= Associated London Scripts =

Associated London Scripts (ALS) was a writers' agency organised as a co-operative which involved many leading comedy and television writers of the 1950s and 1960s.

In the early 1950s, as The Goon Show was gaining popularity, its main writer Spike Milligan accepted an invitation from Eric Sykes to share his small office above a grocer's shop at 130 Uxbridge Road, Shepherd's Bush. Sykes was then writing for the radio comedy series Educating Archie starring Peter Brough and his ventriloquist dummy Archie Andrews (in which Harry Secombe was also appearing).

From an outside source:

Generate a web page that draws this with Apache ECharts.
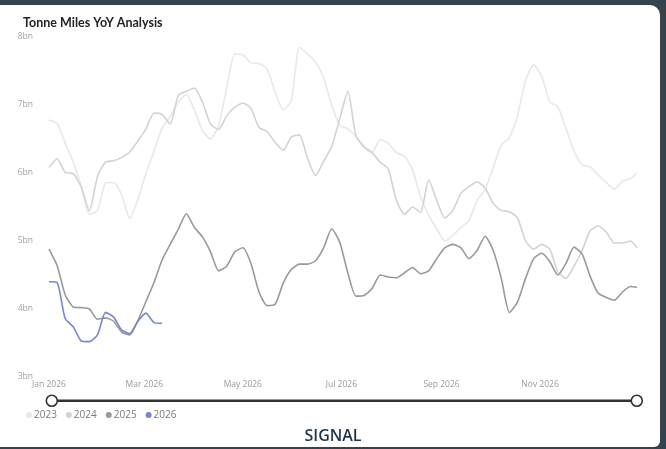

Sykes originated the idea of forming a non-profit, co-operative writers' agency; Milligan then approached rising comedy writing partners Ray Galton and Alan Simpson with the proposal. Taking vacant space above Sykes's office, they jointly formed Associated London Scripts with Frankie Howerd and Sykes and Howerd's then manager Stanley "Scruffy" Dale. Their original secretary (a former schoolfriend of Simpson) was Beryl Vertue, who later became the firm's business affairs manager and in-house agent. Comedian Tony Hancock briefly joined the collective and other members included Terry Nation, Johnny Speight, Dennis Spooner and John Antrobus.

The venture eventually grew to include around thirty writers, with a support staff of twelve; by 1957 it had outgrown the Shepherd's Bush offices and moved to larger premises in Kensington High Street. Around 1960, ALS sold the Kensington offices and purchased even more prestigious premises at 9 Orme Court in Bayswater Road, adjacent to Hyde Park.

In 1967 Robert Stigwood bought a controlling interest in ALS; Galton and Simpson had favoured the deal (because Stigwood was moving into film production) but Sykes and Milligan did not, so they sold their controlling shares in the company to Stigwood, while Galton and Simpson (to their later regret) sold their share of Orme Court to Milligan and Sykes. Milligan later sold his half to Sykes. Wanting to move into production, Beryl Vertue opted to go with Stigwood becoming deputy chairman of his group; she subsequently became a leading independent producer.